Те, на кого направлены усилия власти, те, против кого используются эти инструменты, тоже не субъектны для власти, они тоже объекты. Не только инструмент является объектом, но и сама цель, сама точка приложения. Это лишенные субъектности люди или общественные группы. Вот в чем ужас.
Изоляция этих людей настолько велика, что они не могут воспринимать общество, как субъект, достойный разговора, диалога, к мнению которого можно прислушиваться. Можно манипулировать, можно его пугать, насиловать, но ни в коем случае не разговаривать. Тут нет возможности диалога. Вот в чем ужас.
Люди по-разному решают эту проблему – кто-то адаптируется, кто-то уезжает за границу. Внутренняя эмиграция – это тоже определенный выбор. Жить не по лжи – это значит отключить себя от жизни не только государственных институтов, но и вообще от жизни общества. Уйти в какой-то свой маленький мир.
Не все профессии позволяют это сделать. Ну, скажем, профессия писателя – в большей степени, чем профессия режиссера или актера.
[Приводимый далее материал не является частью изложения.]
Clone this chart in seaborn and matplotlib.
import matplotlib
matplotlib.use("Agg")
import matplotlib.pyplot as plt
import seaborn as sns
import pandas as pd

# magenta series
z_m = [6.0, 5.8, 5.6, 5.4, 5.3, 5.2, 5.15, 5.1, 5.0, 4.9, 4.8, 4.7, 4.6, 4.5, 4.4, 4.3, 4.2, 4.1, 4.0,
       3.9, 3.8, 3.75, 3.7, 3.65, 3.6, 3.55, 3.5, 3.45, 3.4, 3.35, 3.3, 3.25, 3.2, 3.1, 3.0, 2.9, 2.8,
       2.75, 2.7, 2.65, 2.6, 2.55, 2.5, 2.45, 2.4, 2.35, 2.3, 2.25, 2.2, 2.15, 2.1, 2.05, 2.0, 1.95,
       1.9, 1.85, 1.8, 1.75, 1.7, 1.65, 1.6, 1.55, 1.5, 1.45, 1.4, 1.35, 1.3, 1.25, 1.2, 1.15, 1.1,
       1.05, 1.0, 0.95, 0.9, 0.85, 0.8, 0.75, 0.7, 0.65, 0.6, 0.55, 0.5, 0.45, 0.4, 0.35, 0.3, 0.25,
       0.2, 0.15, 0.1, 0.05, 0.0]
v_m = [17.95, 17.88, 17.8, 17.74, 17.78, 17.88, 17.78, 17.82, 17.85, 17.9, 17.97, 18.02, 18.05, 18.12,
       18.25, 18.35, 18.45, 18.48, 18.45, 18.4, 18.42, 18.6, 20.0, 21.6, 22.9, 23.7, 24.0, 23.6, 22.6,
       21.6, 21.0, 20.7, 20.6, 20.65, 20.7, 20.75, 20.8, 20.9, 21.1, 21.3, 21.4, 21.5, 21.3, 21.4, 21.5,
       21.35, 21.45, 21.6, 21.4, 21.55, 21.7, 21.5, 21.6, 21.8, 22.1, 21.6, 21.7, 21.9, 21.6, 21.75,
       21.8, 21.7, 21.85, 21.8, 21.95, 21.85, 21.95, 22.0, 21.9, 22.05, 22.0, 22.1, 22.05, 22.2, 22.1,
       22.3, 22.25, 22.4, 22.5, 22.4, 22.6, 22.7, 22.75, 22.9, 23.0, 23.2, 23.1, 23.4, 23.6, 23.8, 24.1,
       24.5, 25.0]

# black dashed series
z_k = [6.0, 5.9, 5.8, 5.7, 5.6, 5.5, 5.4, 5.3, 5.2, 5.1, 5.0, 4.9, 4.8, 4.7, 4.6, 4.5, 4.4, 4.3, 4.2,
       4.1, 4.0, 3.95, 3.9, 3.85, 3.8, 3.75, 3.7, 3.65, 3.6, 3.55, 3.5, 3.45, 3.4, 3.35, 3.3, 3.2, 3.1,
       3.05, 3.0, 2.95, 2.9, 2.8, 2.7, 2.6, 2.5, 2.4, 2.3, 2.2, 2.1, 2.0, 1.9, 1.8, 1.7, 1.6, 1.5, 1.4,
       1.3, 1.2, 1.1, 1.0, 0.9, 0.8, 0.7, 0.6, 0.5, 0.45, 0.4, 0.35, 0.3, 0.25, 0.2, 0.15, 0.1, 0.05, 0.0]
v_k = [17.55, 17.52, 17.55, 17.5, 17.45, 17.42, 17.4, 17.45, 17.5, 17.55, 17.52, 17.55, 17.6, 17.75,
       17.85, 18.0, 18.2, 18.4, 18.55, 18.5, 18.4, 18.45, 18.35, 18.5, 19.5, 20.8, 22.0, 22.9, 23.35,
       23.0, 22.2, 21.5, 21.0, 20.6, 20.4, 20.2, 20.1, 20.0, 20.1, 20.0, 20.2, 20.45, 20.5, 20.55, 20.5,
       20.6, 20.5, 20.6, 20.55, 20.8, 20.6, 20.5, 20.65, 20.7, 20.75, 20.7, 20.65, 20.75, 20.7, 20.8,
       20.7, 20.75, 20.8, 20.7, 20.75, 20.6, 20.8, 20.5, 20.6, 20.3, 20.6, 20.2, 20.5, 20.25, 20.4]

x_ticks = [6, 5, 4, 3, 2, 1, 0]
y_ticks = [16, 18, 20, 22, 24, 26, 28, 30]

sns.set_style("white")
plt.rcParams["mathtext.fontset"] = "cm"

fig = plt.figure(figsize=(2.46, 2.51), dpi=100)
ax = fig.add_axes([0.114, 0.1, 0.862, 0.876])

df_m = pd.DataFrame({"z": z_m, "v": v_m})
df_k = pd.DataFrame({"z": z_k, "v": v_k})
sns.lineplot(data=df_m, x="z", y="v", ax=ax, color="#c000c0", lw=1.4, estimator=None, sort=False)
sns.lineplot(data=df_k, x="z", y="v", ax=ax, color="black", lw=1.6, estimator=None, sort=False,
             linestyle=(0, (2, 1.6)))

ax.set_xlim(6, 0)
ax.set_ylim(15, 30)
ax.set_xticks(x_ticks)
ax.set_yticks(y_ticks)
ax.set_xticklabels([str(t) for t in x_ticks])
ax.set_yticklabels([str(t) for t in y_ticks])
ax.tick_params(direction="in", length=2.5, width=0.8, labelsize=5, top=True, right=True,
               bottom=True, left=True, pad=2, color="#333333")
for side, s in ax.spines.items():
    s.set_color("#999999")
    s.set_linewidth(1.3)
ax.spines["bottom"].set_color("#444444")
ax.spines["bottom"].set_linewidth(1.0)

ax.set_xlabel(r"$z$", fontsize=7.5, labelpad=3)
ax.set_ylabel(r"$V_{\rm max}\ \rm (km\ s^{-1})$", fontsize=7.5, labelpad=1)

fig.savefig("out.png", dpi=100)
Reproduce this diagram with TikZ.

Есть такие люди, как Саша Соколов, или мы можем вспомнить множество писателей разных поколений, которые уезжали: Миша Шишкин, Сорокин [Владимир Сорокин] проводит много времени за границей.
В каком-то смысле мне очень жаль нынешних молодых людей, потому что если они хотят и собираются жить на родине, то им придется адаптироваться к невыносимой атмосфере казармы, гарнизона, которую сейчас создают наши руководители. Понимаете? То есть – жить в таком пространстве, когда тебя могут за мысль, о чем нельзя думать, наказать, или за пост в интернете.
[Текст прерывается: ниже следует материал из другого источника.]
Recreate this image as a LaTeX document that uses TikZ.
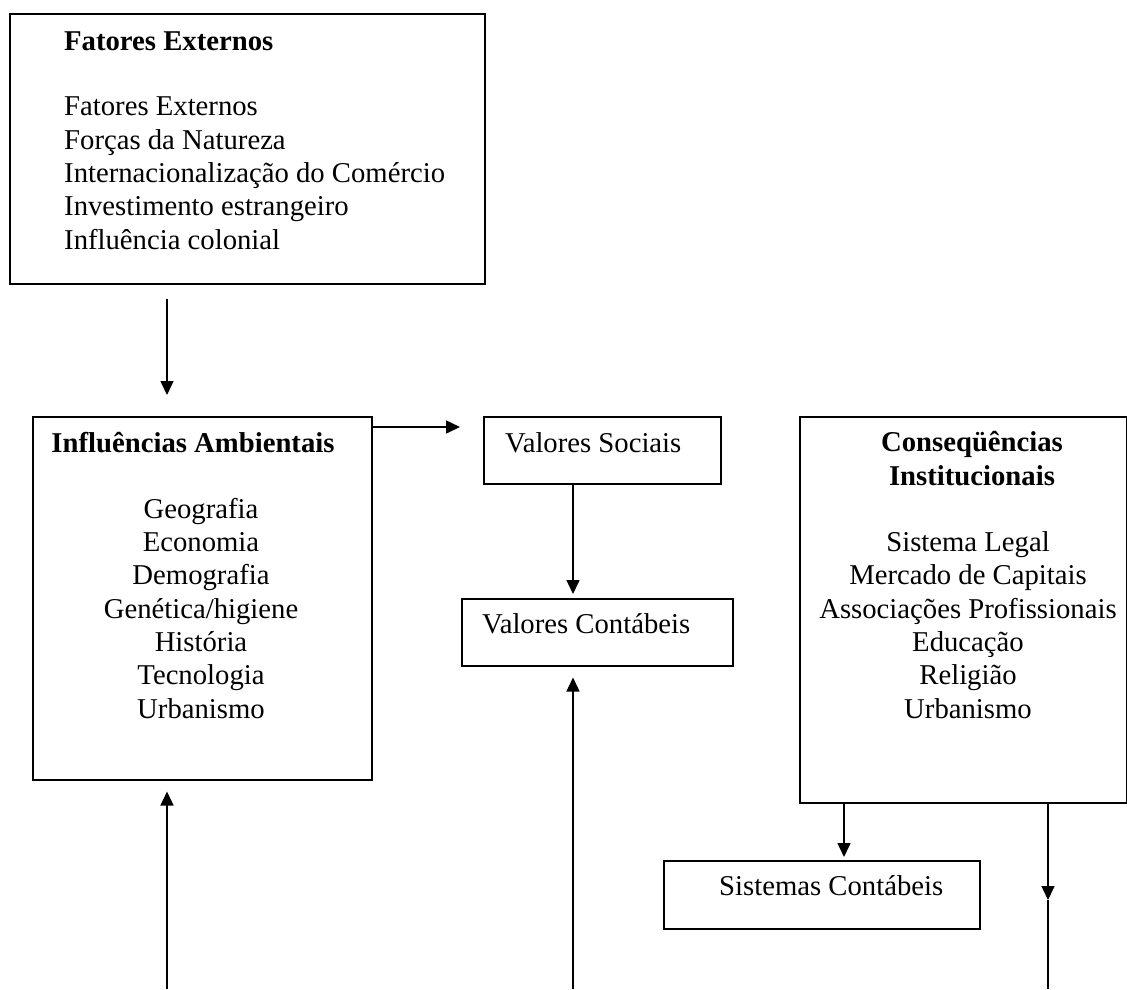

Это тяжелый труд, это экзистенциально очень сложная ситуация, и те поступки, которые в этой ситуации человек вынужден делать, очень часто будут расходиться с его совестью, будут деформировать его личность. Это очень опасная ситуация для молодых людей, которые очень пластичны, которые не знают, как этому сопротивляться. Они не жили при советской власти, у них нет опыта внутренней эмиграции. Очень многие потеряют себя – это неизбежно.
Но я надеюсь, что многие молодые люди разберутся в нынешних обстоятельствах и сохранят себя, не подпишут контракт с Мефистофелем. Я на это надеюсь.